According to the survey conducted by the Association of American Physicians and Surgeons, 66.2 percent of doctors say that they will “retire from active patient care at a younger age than they would have considered five years ago” not for financial reasons, but because of “increased government interference in the practice of medicine.”
Decreased fees were cited by 56 percent of participants as a reason for considering early retirement from medicine.
Sixty-four percent cited “decreased control” over medical practices, while another 64 percent said increased bureaucracy from Medicare as the reason.
Perhaps most telling, analysts said, was that 61 percent of those surveyed said they were experiencing an increased fear of federal prosecution or unwarranted investigation as the reason they were considering early retirement.
There were 335 doctors surveyed; 96 percent of them were physicians who spend at least 20 hours per week in hands-on physician-to-patient contact.

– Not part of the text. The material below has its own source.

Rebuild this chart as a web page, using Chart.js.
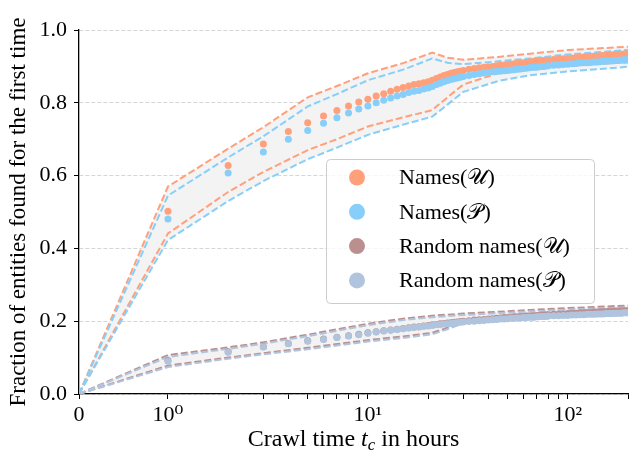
<!DOCTYPE html>
<html>
<head>
<meta charset="utf-8">
<script src="https://cdn.jsdelivr.net/npm/chart.js@4.4.1/dist/chart.umd.min.js"></script>
<style>
  html, body { margin: 0; padding: 0; background: #fff; }
</style>
</head>
<body>
<canvas id="myChart" width="641" height="452"></canvas>
<script>
// crawl time in hours for the dots
const hours = [1, 2, 3, 4, 5, 6, 7, 8, 9, 10, 11, 12, 13, 14, 15, 16, 17, 18, 19, 20,
    21, 22, 23, 24, 25, 26, 27, 28, 29, 30, 32, 34, 36, 38, 40, 42, 44, 46, 48, 50,
    52, 54, 56, 58, 60, 62, 64, 66, 68, 70, 72, 74, 76, 78, 80, 85, 90, 95, 100, 105,
    110, 115, 120, 125, 130, 135, 140, 145, 150, 155, 160, 165, 170, 175, 180, 185, 190, 195, 200];

const namesU = [.502, .628, .687, .721, .745, .764, .779, .791, .802, .810, .819, .825, .832, .837, .842, .846, .850, .852, .855, .858,
    .862, .867, .871, .875, .878, .881, .883, .885, .887, .889, .892, .894, .896, .898, .899, .900, .902, .903, .904, .905,
    .906, .907, .908, .909, .910, .911, .912, .913, .914, .914, .915, .916, .916, .917, .917, .919, .920, .921, .922, .923,
    .924, .925, .926, .926, .927, .928, .928, .929, .930, .930, .931, .931, .932, .932, .933, .933, .934, .934, .935];
const namesP = [.481, .607, .665, .700, .724, .744, .759, .772, .783, .791, .800, .807, .813, .819, .823, .828, .832, .834, .838, .841,
    .845, .850, .854, .858, .861, .864, .866, .868, .870, .872, .875, .878, .880, .882, .883, .885, .886, .887, .888, .889,
    .890, .891, .892, .893, .894, .895, .896, .897, .898, .898, .899, .900, .900, .901, .902, .903, .904, .905, .906, .907,
    .908, .909, .910, .910, .911, .912, .912, .913, .914, .914, .915, .915, .916, .916, .917, .917, .918, .918, .919];
const randomU = [.092, .116, .130, .139, .146, .151, .156, .160, .164, .168, .171, .174, .176, .178, .180, .182, .184, .185, .187, .188,
    .190, .191, .193, .194, .195, .196, .197, .198, .199, .200, .201, .203, .204, .205, .206, .207, .208, .209, .210, .210,
    .211, .212, .212, .213, .213, .214, .214, .215, .215, .216, .216, .217, .217, .218, .218, .219, .220, .220, .221, .222,
    .222, .223, .223, .224, .224, .225, .225, .226, .226, .226, .227, .227, .227, .228, .228, .228, .229, .229, .229];
const randomP = [.090, .115, .129, .138, .145, .150, .155, .159, .163, .167, .170, .173, .175, .177, .179, .181, .183, .184, .186, .187,
    .188, .190, .191, .192, .193, .194, .195, .196, .197, .198, .199, .200, .201, .202, .203, .204, .205, .206, .206, .207,
    .208, .208, .209, .209, .210, .210, .211, .211, .211, .212, .212, .213, .213, .213, .214, .215, .215, .216, .216, .217,
    .217, .218, .218, .219, .219, .219, .220, .220, .220, .221, .221, .221, .222, .222, .222, .222, .223, .223, .223];

// spread bands (dashed lines)
const bandHours = [0, 1, 2, 3, 5, 7, 10, 15, 21, 25, 30, 45, 65, 100, 200];
const namesUHi = [0, .570, .674, .733, .815, .846, .881, .909, .938, .924, .918, .926, .935, .945, .954];
const namesULo = [0, .441, .555, .610, .670, .700, .735, .760, .780, .815, .850, .882, .895, .902, .911];
const namesPHi = [0, .545, .650, .708, .790, .824, .862, .891, .922, .910, .906, .914, .922, .933, .945];
const namesPLo = [0, .423, .530, .585, .645, .677, .712, .740, .762, .795, .830, .860, .876, .886, .899];

const bandHoursR = [0, 1, 2, 3, 5, 10, 15, 21, 25, 30, 45, 65, 100, 200];
const randomUHi = [0, .107, .128, .142, .163, .193, .207, .215, .218, .221, .226, .231, .236, .243];
const randomULo = [0, .078, .100, .112, .127, .148, .158, .168, .182, .198, .209, .213, .216, .221];
const randomPHi = [0, .102, .124, .138, .159, .189, .203, .211, .214, .217, .222, .227, .232, .238];
const randomPLo = [0, .074, .097, .109, .123, .144, .154, .164, .178, .194, .205, .209, .212, .217];

const labels = ['Names(\u{1D4B0})', 'Names(\u{1D4AB})', 'Random names(\u{1D4B0})', 'Random names(\u{1D4AB})'];
const colors = ['#FFA07A', '#87CEFA', '#BC8F8F', '#B0C4DE'];

const xTicks = [0, 1, 10, 100];
const xTickLabels = ['0', '10\u2070', '10\u00B9', '10\u00B2'];

const FONT = '"Liberation Serif", "DejaVu Serif", serif';

// symmetric log axis: linear between 0 and 1, log above
const LIN = 0.445;
class SymlogScale extends Chart.LinearScale {
    static id = 'symlog';
    tr(v) {
        return v <= 1 ? v * LIN : LIN + Math.log10(v);
    }
    untr(t) {
        return t <= LIN ? t / LIN : Math.pow(10, t - LIN);
    }
    configure() {
        super.configure();
        this._tMin = this.tr(this.min);
        this._tMax = this.tr(this.max);
    }
    buildTicks() {
        let ticks = [{value: 0, major: true}];
        for (let d = 1; d <= this.max; d *= 10) {
            for (let m = 1; m < 10; m++) {
                if (d * m <= this.max) ticks.push({value: d * m, major: m === 1});
            }
        }
        return ticks;
    }
    getPixelForValue(v) {
        return this.getPixelForDecimal((this.tr(v) - this._tMin) / (this._tMax - this._tMin));
    }
    getValueForPixel(p) {
        return this.untr(this._tMin + this.getDecimalForPixel(p) * (this._tMax - this._tMin));
    }
}
Chart.register(SymlogScale);

function pts(xs, ys) {
    return xs.map((x, i) => ({x: x, y: ys[i]}));
}

function dots(label, xs, ys, color, order) {
    return {
        label: label, data: pts(xs, ys), showLine: false,
        pointRadius: 3.5, pointHoverRadius: 3.5, pointBorderWidth: 0,
        backgroundColor: color, borderColor: color, order: order
    };
}

function band(xs, ys, color, order, fillTo) {
    return {
        label: '', data: pts(xs, ys), showLine: true, pointRadius: 0,
        borderColor: color, borderWidth: 2, borderDash: [7, 3], tension: 0,
        fill: fillTo === undefined ? false : fillTo, backgroundColor: '#f3f3f3', order: order
    };
}

const legendPlugin = {
    id: 'boxLegend',
    afterDraw(chart) {
        const ctx = chart.ctx;
        const x0 = 326.5, y0 = 159.5, w = 268, h = 144;
        ctx.save();
        ctx.beginPath();
        ctx.roundRect(x0, y0, w, h, 4);
        ctx.fillStyle = 'rgba(255,255,255,0.8)';
        ctx.fill();
        ctx.strokeStyle = '#cccccc';
        ctx.lineWidth = 1;
        ctx.stroke();
        ctx.font = '22px ' + FONT;
        ctx.textBaseline = 'middle';
        ctx.fillStyle = '#000';
        labels.forEach((lab, i) => {
            const cy = 177.5 + i * 34.3;
            ctx.beginPath();
            ctx.arc(357, cy, 8, 0, Math.PI * 2);
            ctx.fillStyle = colors[i];
            ctx.fill();
            ctx.fillStyle = '#000';
            ctx.fillText(lab, 399, cy + 1);
        });
        ctx.restore();
    }
};

const xTitlePlugin = {
    id: 'xTitle',
    afterDraw(chart) {
        const ctx = chart.ctx;
        const area = chart.chartArea;
        const parts = [
            ['Crawl time ', '24px ' + FONT, 0],
            ['t', 'italic 24px ' + FONT, 0],
            ['c', 'italic 17px ' + FONT, 4],
            [' in hours', '24px ' + FONT, 0]
        ];
        ctx.save();
        let total = 0;
        parts.forEach(p => { ctx.font = p[1]; total += ctx.measureText(p[0]).width; });
        let x = (area.left + area.right) / 2 - total / 2;
        ctx.fillStyle = '#000';
        ctx.textBaseline = 'alphabetic';
        parts.forEach(p => {
            ctx.font = p[1];
            ctx.fillText(p[0], x, 446 + p[2]);
            x += ctx.measureText(p[0]).width;
        });
        ctx.restore();
    }
};

let ctx = document.getElementById('myChart').getContext('2d');
let chart = new Chart(ctx, {
    type: 'line',
    data: {
        datasets: [
            dots(labels[0], hours, namesU, colors[0], 3),
            dots(labels[1], hours, namesP, colors[1], 2),
            dots(labels[2], hours, randomU, colors[2], 1),
            dots(labels[3], hours, randomP, colors[3], 0),
            band(bandHours, namesUHi, colors[0], 13, '+1'),
            band(bandHours, namesULo, colors[0], 13),
            band(bandHours, namesPHi, colors[1], 12, '+1'),
            band(bandHours, namesPLo, colors[1], 12),
            band(bandHoursR, randomUHi, colors[2], 11, '+1'),
            band(bandHoursR, randomULo, colors[2], 11),
            band(bandHoursR, randomPHi, colors[3], 10, '+1'),
            band(bandHoursR, randomPLo, colors[3], 10)
        ]
    },
    options: {
        responsive: false,
        animation: false,
        events: [],
        layout: { padding: { top: 30, right: 13, left: 0, bottom: 0 } },
        plugins: {
            legend: { display: false },
            tooltip: { enabled: false },
            filler: { drawTime: 'beforeDatasetsDraw' }
        },
        scales: {
            x: {
                type: 'symlog',
                min: 0,
                max: 200,
                afterFit: s => { s.height = 58; },
                grid: { display: true, drawOnChartArea: false, drawTicks: true, tickLength: 5, color: '#000', tickWidth: 1 },
                border: { display: true, color: '#000', width: 1.3 },
                ticks: {
                    autoSkip: false, maxRotation: 0, padding: 3, color: '#000',
                    font: { family: FONT, size: 22 },
                    callback: v => {
                        let i = xTicks.indexOf(v);
                        return i >= 0 ? xTickLabels[i] : '';
                    }
                }
            },
            y: {
                min: 0,
                max: 1,
                afterFit: s => { s.width = 79; },
                grid: { color: 'rgba(0,0,0,0.16)', lineWidth: 1, tickLength: 5, tickColor: '#000', tickWidth: 1 },
                border: { display: true, color: '#000', width: 1.3, dash: [4, 2] },
                ticks: {
                    stepSize: 0.2, padding: 7, color: '#000',
                    font: { family: FONT, size: 22 },
                    callback: v => v.toFixed(1)
                },
                title: {
                    display: true,
                    text: 'Fraction of entities found for the first time',
                    color: '#000',
                    font: { family: FONT, size: 23 },
                    padding: { top: 5, bottom: 0 }
                }
            }
        }
    },
    plugins: [legendPlugin, xTitlePlugin]
});
</script>
</body>
</html>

Dr. Thomas Mueller, an otolaryngologist in Everett, Wash., and former president of the Washington chapter of AAPS, says rather than get out early, there are things physicians can and should do collectively to make the practice of medicine more patient- and physician-friendly.
“As rapidly as possible, as many physicians as possible need to end all third-party relationships,” Mueller wrote in the May 2001 issue AAPS News.
That means, he said, that doctors should insist on legislative and insurance company policies and changes that would allow patients to pay physicians directly at each visit for services rendered.
Patients receive a receipt for payment, which they may submit to their insurance company for reimbursement, under the terms of their contract with the insurer, he said.
“Every other proposal falls short of accomplishing the goal [of restoring a free market in medicine] and does little to control the reign of bureaucrats,” Dr. Mueller concludes. “Said another way, all other proposals are simply like rearranging the deck chairs on the Titanic.”
Mueller said his proposal is basically the same as the AAPS Non-Participation Policy, adopted in July 1965. That policy, he wrote, is based on the fourth Principle of Medical Ethics: “The physician should not dispose of his services under terms or conditions which tend to interfere with or impair the free and complete exercise of his medical judgment and skill or tend to cause a deterioration of the quality of medical care.”
Also, doctors and medical industry analysts say that such direct pay policies would eventually reduce the cost of medical care because physicians would no longer have to hire insurance coding and regulatory specialists to untangle the web of complicated rules, regulations and mandates, thereby reducing their overhead.
And, without middlemen and third-party agencies, doctors believe their insurance reimbursement rates would be better, which could lead to reduced fees that no longer must be inflated just to receive minimum payment amounts.
Congressional attempts at insurance reform have uniformly increased the number of uninsured, largely because they have increased costs — which are already too high, AAPS News said in its May issue.
Mueller’s proposal, the group said, would not require any new legislation — only a “critical mass” of physicians demanding the changes be made, “which might not [have] to be that many.”
Third-party payment is a major cause of excessive cost because it adds administrative overhead, the group said.
For example, Texas physicians will generally lower their price by 15 to 20 percent for “prompt payment,” according to Donna Kinney, CPA, of the Texas Medical Association, AAPS said.
Moreover, the low perceived cost to the consumer spurs excessive demand for services worth no more than the co-payment to a customer spending his own money, AAPS said. Attempts to constrain demand lead to new methods of gaming the system, which lead to ever more intrusive regulation.
And, as costs rise due to federal regulation and insurance company mandates, more people become uninsured because they can’t afford the coverage.